**Data shown**
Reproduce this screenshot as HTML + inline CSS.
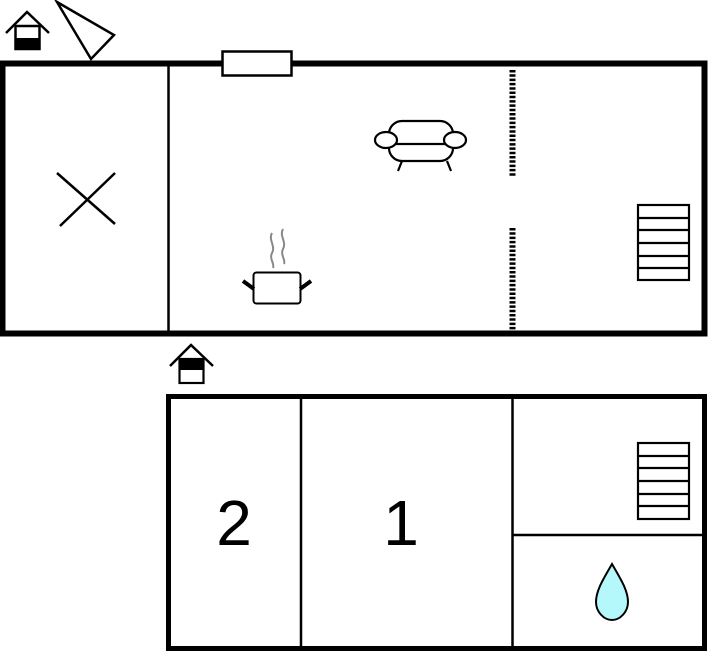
<!DOCTYPE html>
<html><head><meta charset="utf-8"><style>
html,body{margin:0;padding:0;background:#fff;}
svg{display:block;}
</style></head><body>
<svg width="708" height="652" viewBox="0 0 708 652" xmlns="http://www.w3.org/2000/svg">
<rect width="708" height="652" fill="#fff"/>
<!-- top building -->
<rect x="2.5" y="63.5" width="702" height="270" fill="none" stroke="#000" stroke-width="6"/>
<line x1="168.5" y1="65" x2="168.5" y2="332" stroke="#000" stroke-width="2.5"/>
<rect x="222.5" y="51.5" width="69" height="24" fill="#fff" stroke="#000" stroke-width="2.5"/>
<line x1="512.5" y1="70" x2="512.5" y2="176" stroke="#000" stroke-width="6" stroke-dasharray="2.5 1.8"/>
<line x1="512.5" y1="228" x2="512.5" y2="332" stroke="#000" stroke-width="6" stroke-dasharray="2.5 1.8"/>
<!-- X -->
<line x1="57" y1="173" x2="115" y2="224" stroke="#000" stroke-width="2.5"/>
<line x1="60" y1="226" x2="115" y2="173" stroke="#000" stroke-width="2.5"/>
<!-- entrance icon top -->
<polyline points="6,33 27,12 49,33" fill="none" stroke="#000" stroke-width="2.5"/>
<rect x="15.5" y="26" width="24" height="23" fill="#fff" stroke="#000" stroke-width="2.5"/>
<rect x="15" y="38" width="25" height="12" fill="#000"/>
<!-- compass triangle -->
<polygon points="57,2 114,35 91,59" fill="#fff" stroke="#000" stroke-width="2.5" stroke-linejoin="miter"/>
<!-- sofa -->
<rect x="389" y="121" width="64" height="40" rx="13" fill="#fff" stroke="#000" stroke-width="2.2"/>
<line x1="394" y1="144" x2="448" y2="144" stroke="#000" stroke-width="2.2"/>
<ellipse cx="386" cy="140" rx="11" ry="8" fill="#fff" stroke="#000" stroke-width="2.2"/>
<ellipse cx="455" cy="140" rx="11" ry="8" fill="#fff" stroke="#000" stroke-width="2.2"/>
<line x1="402" y1="161" x2="398" y2="171" stroke="#000" stroke-width="2.2"/>
<line x1="447" y1="161" x2="451" y2="171" stroke="#000" stroke-width="2.2"/>
<!-- pot -->
<path d="M272,233 C268,240 276,246 272,253 C269,259 275,264 273,268" fill="none" stroke="#888" stroke-width="2"/>
<path d="M283,229 C279,236 287,242 283,249 C280,255 286,260 284,264" fill="none" stroke="#888" stroke-width="2"/>
<rect x="253.5" y="272.5" width="47" height="31" rx="3" fill="#fff" stroke="#000" stroke-width="2"/>
<line x1="243" y1="281" x2="254" y2="289" stroke="#000" stroke-width="4"/>
<line x1="311" y1="281" x2="300" y2="289" stroke="#000" stroke-width="4"/>
<!-- stairs top -->
<g fill="none" stroke="#000" stroke-width="2.2">
<rect x="638" y="205" width="51" height="75"/>
<line x1="638" y1="218" x2="689" y2="218"/>
<line x1="638" y1="230" x2="689" y2="230"/>
<line x1="638" y1="243" x2="689" y2="243"/>
<line x1="638" y1="256" x2="689" y2="256"/>
<line x1="638" y1="268" x2="689" y2="268"/>
</g>
<!-- entrance icon bottom -->
<polyline points="170,366 191,345 213,366" fill="none" stroke="#000" stroke-width="2.5"/>
<rect x="179.5" y="359" width="24" height="24" fill="#fff" stroke="#000" stroke-width="2.2"/>
<rect x="179" y="358" width="25" height="12" fill="#000"/>
<!-- bottom building -->
<rect x="168.5" y="396.5" width="536" height="252" fill="none" stroke="#000" stroke-width="5"/>
<line x1="301" y1="398" x2="301" y2="648" stroke="#000" stroke-width="2.5"/>
<line x1="512.5" y1="398" x2="512.5" y2="648" stroke="#000" stroke-width="2.5"/>
<line x1="512" y1="535" x2="704" y2="535" stroke="#000" stroke-width="2.5"/>
<text x="234" y="545" font-family="Liberation Sans, sans-serif" font-size="64" text-anchor="middle" fill="#000">2</text>
<text x="401" y="545" font-family="Liberation Sans, sans-serif" font-size="64" text-anchor="middle" fill="#000">1</text>
<g fill="none" stroke="#000" stroke-width="2.2">
<rect x="638" y="443" width="51" height="76"/>
<line x1="638" y1="456" x2="689" y2="456"/>
<line x1="638" y1="468" x2="689" y2="468"/>
<line x1="638" y1="481" x2="689" y2="481"/>
<line x1="638" y1="494" x2="689" y2="494"/>
<line x1="638" y1="506" x2="689" y2="506"/>
</g>
<path d="M612,564 C620,578 628,590 628,602 C628,612 620,620 612,620 C604,620 596,612 596,602 C596,590 604,578 612,564 Z" fill="#b4f8fc" stroke="#000" stroke-width="2"/>
</svg>
</body></html>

**Goal**
Except for the pictures, give all the material above again verbatim.

**Output below**
Reproduce this screenshot as HTML + inline CSS.
<!DOCTYPE html>
<html><head><meta charset="utf-8"><style>
html,body{margin:0;padding:0;background:#fff;}
svg{display:block;}
</style></head><body>
<svg width="708" height="652" viewBox="0 0 708 652" xmlns="http://www.w3.org/2000/svg">
<rect width="708" height="652" fill="#fff"/>
<!-- top building -->
<rect x="2.5" y="63.5" width="702" height="270" fill="none" stroke="#000" stroke-width="6"/>
<line x1="168.5" y1="65" x2="168.5" y2="332" stroke="#000" stroke-width="2.5"/>
<rect x="222.5" y="51.5" width="69" height="24" fill="#fff" stroke="#000" stroke-width="2.5"/>
<line x1="512.5" y1="70" x2="512.5" y2="176" stroke="#000" stroke-width="6" stroke-dasharray="2.5 1.8"/>
<line x1="512.5" y1="228" x2="512.5" y2="332" stroke="#000" stroke-width="6" stroke-dasharray="2.5 1.8"/>
<!-- X -->
<line x1="57" y1="173" x2="115" y2="224" stroke="#000" stroke-width="2.5"/>
<line x1="60" y1="226" x2="115" y2="173" stroke="#000" stroke-width="2.5"/>
<!-- entrance icon top -->
<polyline points="6,33 27,12 49,33" fill="none" stroke="#000" stroke-width="2.5"/>
<rect x="15.5" y="26" width="24" height="23" fill="#fff" stroke="#000" stroke-width="2.5"/>
<rect x="15" y="38" width="25" height="12" fill="#000"/>
<!-- compass triangle -->
<polygon points="57,2 114,35 91,59" fill="#fff" stroke="#000" stroke-width="2.5" stroke-linejoin="miter"/>
<!-- sofa -->
<rect x="389" y="121" width="64" height="40" rx="13" fill="#fff" stroke="#000" stroke-width="2.2"/>
<line x1="394" y1="144" x2="448" y2="144" stroke="#000" stroke-width="2.2"/>
<ellipse cx="386" cy="140" rx="11" ry="8" fill="#fff" stroke="#000" stroke-width="2.2"/>
<ellipse cx="455" cy="140" rx="11" ry="8" fill="#fff" stroke="#000" stroke-width="2.2"/>
<line x1="402" y1="161" x2="398" y2="171" stroke="#000" stroke-width="2.2"/>
<line x1="447" y1="161" x2="451" y2="171" stroke="#000" stroke-width="2.2"/>
<!-- pot -->
<path d="M272,233 C268,240 276,246 272,253 C269,259 275,264 273,268" fill="none" stroke="#888" stroke-width="2"/>
<path d="M283,229 C279,236 287,242 283,249 C280,255 286,260 284,264" fill="none" stroke="#888" stroke-width="2"/>
<rect x="253.5" y="272.5" width="47" height="31" rx="3" fill="#fff" stroke="#000" stroke-width="2"/>
<line x1="243" y1="281" x2="254" y2="289" stroke="#000" stroke-width="4"/>
<line x1="311" y1="281" x2="300" y2="289" stroke="#000" stroke-width="4"/>
<!-- stairs top -->
<g fill="none" stroke="#000" stroke-width="2.2">
<rect x="638" y="205" width="51" height="75"/>
<line x1="638" y1="218" x2="689" y2="218"/>
<line x1="638" y1="230" x2="689" y2="230"/>
<line x1="638" y1="243" x2="689" y2="243"/>
<line x1="638" y1="256" x2="689" y2="256"/>
<line x1="638" y1="268" x2="689" y2="268"/>
</g>
<!-- entrance icon bottom -->
<polyline points="170,366 191,345 213,366" fill="none" stroke="#000" stroke-width="2.5"/>
<rect x="179.5" y="359" width="24" height="24" fill="#fff" stroke="#000" stroke-width="2.2"/>
<rect x="179" y="358" width="25" height="12" fill="#000"/>
<!-- bottom building -->
<rect x="168.5" y="396.5" width="536" height="252" fill="none" stroke="#000" stroke-width="5"/>
<line x1="301" y1="398" x2="301" y2="648" stroke="#000" stroke-width="2.5"/>
<line x1="512.5" y1="398" x2="512.5" y2="648" stroke="#000" stroke-width="2.5"/>
<line x1="512" y1="535" x2="704" y2="535" stroke="#000" stroke-width="2.5"/>
<text x="234" y="545" font-family="Liberation Sans, sans-serif" font-size="64" text-anchor="middle" fill="#000">2</text>
<text x="401" y="545" font-family="Liberation Sans, sans-serif" font-size="64" text-anchor="middle" fill="#000">1</text>
<g fill="none" stroke="#000" stroke-width="2.2">
<rect x="638" y="443" width="51" height="76"/>
<line x1="638" y1="456" x2="689" y2="456"/>
<line x1="638" y1="468" x2="689" y2="468"/>
<line x1="638" y1="481" x2="689" y2="481"/>
<line x1="638" y1="494" x2="689" y2="494"/>
<line x1="638" y1="506" x2="689" y2="506"/>
</g>
<path d="M612,564 C620,578 628,590 628,602 C628,612 620,620 612,620 C604,620 596,612 596,602 C596,590 604,578 612,564 Z" fill="#b4f8fc" stroke="#000" stroke-width="2"/>
</svg>
</body></html>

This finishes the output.